Limit Evening Screen Time
The blue light from screens can interfere with the production of the sleep hormone melatonin. Aim to turn off screens at least an hour before bedtime.
Create a Sleep-Conducive Environment
Make sure your child’s room is dark, quiet, and cool. Consider using blackout curtains and white noise machines to create an ideal sleeping environment.
Expose to Natural Light
Natural light helps regulate the body’s internal clock. Encourage outdoor play in the morning to help reset their rhythm.
While routines are important, be prepared for some hiccups along the way.
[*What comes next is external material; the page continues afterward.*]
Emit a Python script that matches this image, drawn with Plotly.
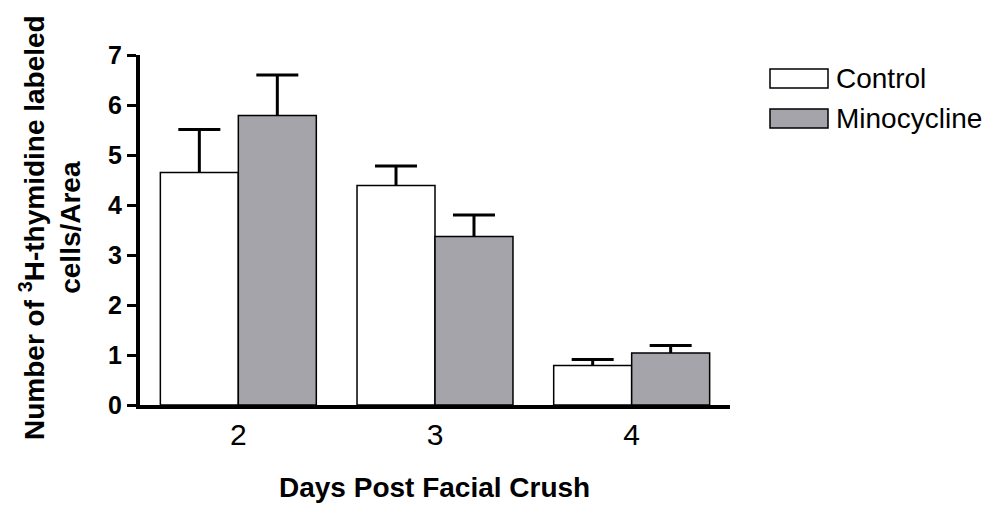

If your child wakes up earlier than usual, try to keep them in a dimly lit environment and engage in calm activities until it’s a more appropriate wake-up time.
For older children, explaining the concept of daylight saving time can help them understand why they might feel a bit “off.”
Monitor Sleep Signs
Look for signs of sleepiness earlier in the evening, such as yawning, eye rubbing, or becoming more withdrawn or irritable. It’s okay to adjust bedtime accordingly.
Sleep and the Autumn Clock Change
The conclusion of daylight saving time often presents a curveball to children’s sleep patterns. This shift, though seemingly minor, can lead to significant disruptions in their internal clock, making bedtime a battleground and mornings a maze.
However, with foresight, adaptability, and patience, parents can mitigate these challenges and help their children adjust. It’s essential to understand that this is a fleeting disturbance in their routine, and with continued guidance and reassurance, most kids will find their sleep rhythm again swiftly.
Still, it’s paramount for parents to be observant. If sleep disturbances linger or if there are growing concerns regarding a child’s nighttime habits, seeking professional advice is often the best idea. A certified sleep specialist can offer insights, resources, and strategies tailored to a child’s specific needs, ensuring both restful nights and peaceful days.